Implementasi Politik Kebangsaan
Sebagai anak kandung Muhammadiyah, IMM juga merupakan gerakan da’wah di kalangan mahasiswa. Politik juga merupakan gerakan da’wah. Hanya saja Murray Bookchin (1984) membedakan politik menjadi dua yaitu politik kerakyatan dengan politik partai.

Politik kerakyatan lebih dekat dan aman dalam melakukan da’wah. Melalui politik kerakyatan atau politik kebangsaan IMM bisa mempertahankan idealisme organisasi untuk senantiasa berpihak kepada rakyat dan kebenaran, misalnya dengan mengkritisi kebijakan pemerintah yang sewenang-wenang (tentu saja dengan cara yang santun dan ilmiah, misalnya dengan dengar pendapat dan memberikan solusi persoalan).

Inilah bentuk amar ma’ruf nahi munkar IMM dalam upaya membangun keadilan dan kesejahteraan. IMM perlu melakukan perjuangan moral (high politic) misalnya dengan melakukan pembinaan terhadap masyarakat dan mengontrol tindakan pemerintah dan masyarakt yang keluar dari nilai kebenaran dan keadilan.

Ada banyak persoalan di negeri ini, seperti kejahatan internasional yang terorganisir (misalnya melalui MNC), korupsi, kejahatan, pencucian uang, perdagangan narkoba, cyber pornografi, perdagangan perempuan dan anak – anak, kerusakan lingkungan hidup, kemiskinan akut, hilangnya kemerdekaan para petani dan buruh, serta berbagai isu lainnya, baik nasional maupun regional dan lokal. Dengan cara inilah IMM menjadi media yang akan melahirkan para negarawan.

Upaya di atas tentu tidak mudah. Organisasi perlu melakukan konsolidasi gerakan, kristalisasi isu bersama, menjalin netwoking, dan mereformasi model perkaderan. Artinya, IMM berpandangan jauh ke depan, tidak hanya memikirkan politik kepartaian yang mementingkan urusan jangka pendek.

IMM perlu belajar keikhlasan dan perjuangan dari pendiri Muhammadiyah, KH. Ahmad Dahlan. Beliau pernah berujar,

”Hidup di dunia ini hanya sekali untuk bertaruh, bahagiakan atau sengsarakah kelak kita di akhirat. Mereka yang selamat adalah orang-orang yang ikhlas. Sungguh semua manusia mati (perasaannya) kecuali para ulama dan cendikiawan, mereka para ulama dan cendikiawan masih dalam kebingungan kecuali yang beramal dan bekerja, dan orang-orang ini pun tidak beruntung kecuali karena Ikhlas!”.

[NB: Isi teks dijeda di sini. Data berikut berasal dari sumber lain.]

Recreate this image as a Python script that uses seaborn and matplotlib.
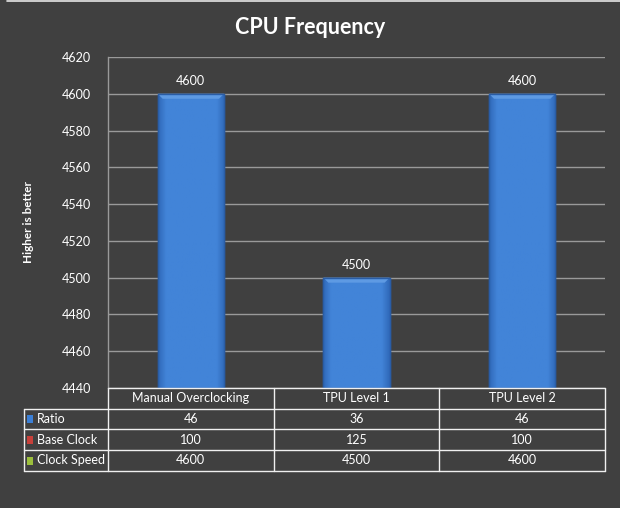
import matplotlib
matplotlib.use("Agg")
import matplotlib.pyplot as plt
import matplotlib.transforms as mtransforms
from matplotlib.lines import Line2D
from matplotlib.patches import Rectangle, Polygon
import numpy as np
import seaborn as sns
import pandas as pd

categories = ["Manual Overclocking", "TPU Level 1", "TPU Level 2"]
clock_speed = [4600, 4500, 4600]
ratio = [46, 36, 46]
base_clock = [100, 125, 100]
row_labels = ["Ratio", "Base Clock", "Clock Speed"]
row_colors = ["#3b7fd6", "#c8403a", "#9cbf3c"]
y_ticks = [4440, 4460, 4480, 4500, 4520, 4540, 4560, 4580, 4600, 4620]

BG = "#404040"
sns.set_theme(style="dark")
plt.rcParams["font.family"] = ["Lato", "DejaVu Sans"]

W, H = 620, 508
fig = plt.figure(figsize=(W / 100, H / 100), dpi=100, facecolor=BG)


def fx(px):
    return px / W


def fy(py):
    return 1 - py / H


ax = fig.add_axes([fx(108), fy(388), fx(605) - fx(108), fy(57) - fy(388)])
ax.set_facecolor(BG)

df = pd.DataFrame({"Config": categories, "Clock Speed": clock_speed})
sns.barplot(data=df, x="Config", y="Clock Speed", ax=ax, color="#3f80d5",
            width=0.4, edgecolor="#2a5da6", linewidth=1, saturation=1)
ax.bar_label(ax.containers[0], labels=[str(v) for v in clock_speed],
             padding=5, color="white", fontsize=9)

ax.set_ylim(y_ticks[0], y_ticks[-1])
ax.set_yticks(y_ticks)
ax.set_xticks([])
ax.set_xlabel("")
ax.set_ylabel("")
ax.yaxis.grid(True, color="#9a9a9a", lw=1)
ax.xaxis.grid(False)
ax.set_axisbelow(True)
for s in ["top", "right", "bottom"]:
    ax.spines[s].set_visible(False)
ax.spines["left"].set_color("#9a9a9a")
ax.spines["left"].set_linewidth(1)
ax.tick_params(axis="y", colors="#9a9a9a", labelcolor="white", length=4,
               width=1, direction="out", labelsize=9, pad=8)

# shading on bars (horizontal gradient + top bevel)
fig.canvas.draw()
ylo = ax.get_ylim()[0]
px_per_y = ax.bbox.height / (ax.get_ylim()[1] - ax.get_ylim()[0])
px_per_x = ax.bbox.width / (ax.get_xlim()[1] - ax.get_xlim()[0])
dark = np.array([0x2f, 0x68, 0xb8]) / 255
mid = np.array([0x42, 0x84, 0xd8]) / 255
t = np.linspace(0, 1, 120)
prof = np.clip(np.minimum(t, 1 - t) / 0.12, 0, 1)[:, None]
grad = (dark * (1 - prof) + mid * prof)[None, :, :]
for p in list(ax.patches):
    x0, w = p.get_x(), p.get_width()
    top = p.get_y() + p.get_height()
    im = ax.imshow(grad, extent=[x0, x0 + w, ylo, top], aspect="auto",
                   zorder=p.get_zorder() + 0.1, interpolation="bilinear")
    im.set_clip_path(p)
    bh = 5 / px_per_y
    bw = 5 / px_per_x
    bevel = Polygon([[x0, top], [x0 + w, top], [x0 + w - bw, top - bh], [x0 + bw, top - bh]],
                    closed=True, facecolor="#5e9ae3", edgecolor="none",
                    zorder=p.get_zorder() + 0.2)
    ax.add_patch(bevel)
    ax.add_patch(Rectangle((x0, ylo), w, top - ylo, facecolor="none",
                           edgecolor="#2a5da6", lw=1, zorder=p.get_zorder() + 0.3))
ax.set_xlim(-0.5, len(categories) - 0.5)
ax.set_ylim(y_ticks[0], y_ticks[-1])

fig.text(fx(310), fy(27), "CPU Frequency", fontsize=15.5, fontweight="bold",
         color="white", ha="center", va="center")
fig.text(fx(28), fy(222), "Higher is better", fontsize=8.5, fontweight="bold",
         color="white", ha="center", va="center", rotation=90)

# top light strip
fig.add_artist(Line2D([fx(7), fx(620)], [fy(0.5), fy(0.5)], color="#e6e6e6", lw=1.2))

# data table
blend = mtransforms.blended_transform_factory(ax.transData, fig.transFigure)
line_col = "#f0f0f0"
row_y = [388, 409, 429, 450, 471]
n = len(categories)
bounds = [i - 0.5 for i in range(n + 1)]

fig.add_artist(Line2D([fx(108), fx(605)], [fy(388), fy(388)], color=line_col, lw=1))
for yy in row_y[1:]:
    fig.add_artist(Line2D([fx(24), fx(605)], [fy(yy), fy(yy)], color=line_col, lw=1))
fig.add_artist(Line2D([fx(24), fx(24)], [fy(409), fy(471)], color=line_col, lw=1))
for b in bounds:
    fig.add_artist(Line2D([b, b], [fy(388), fy(471)], color=line_col, lw=1,
                          transform=blend))

for i, c in enumerate(categories):
    fig.text(i, fy((388 + 409) / 2), c, transform=blend, ha="center", va="center",
             color="white", fontsize=9)

table_rows = [ratio, base_clock, clock_speed]
for r, (lab, vals, col) in enumerate(zip(row_labels, table_rows, row_colors)):
    yc = (row_y[r + 1] + row_y[r + 2]) / 2
    fig.add_artist(Rectangle((fx(27), fy(yc + 4)), 6 / W, 8 / H, facecolor=col,
                             edgecolor="none", transform=fig.transFigure))
    fig.text(fx(37), fy(yc), lab, ha="left", va="center", color="white", fontsize=9)
    for i, v in enumerate(vals):
        fig.text(i, fy(yc), str(v), transform=blend, ha="center", va="center",
                 color="white", fontsize=9)

fig.savefig("out.png", dpi=100, facecolor=BG)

IMM juga perlu memahami kembali prinsip-prinsip kebijakan organisasi, yang meliputi:

1. Prinsip Tujuan dan pengkadern: program senantiasa sesuai dengan tujuan IMM untuk membentuk akademisi Islam yang berakhlak mulia dengan lahirnya kader-kader yang berkualitas.
2. Prinsip Dakwah: bahwa IMM senantiasa istiqomah dengan da’wah Islam amar ma’ruf nahi mungkar.
3. Prinsip Kebersamaan dan keseimbangan: kegiatan merupakan kesepakatan bersama yang seimbang dalam pengembangan masalah keagamaan, keilmuan dan kemasyarakatan.
4. Prinsip Kemajuan atau Progresifitas: semua kegiatan harus membuat IMM menjadi lebih baik, lebih progresif dan mencerahkan bagi persyarikatan, umat dan bangsa.

Wallahu a’alam, semoga IMM bisa memberikan kontribusi riil kepada masyarakat, agama, bangsa dan negara.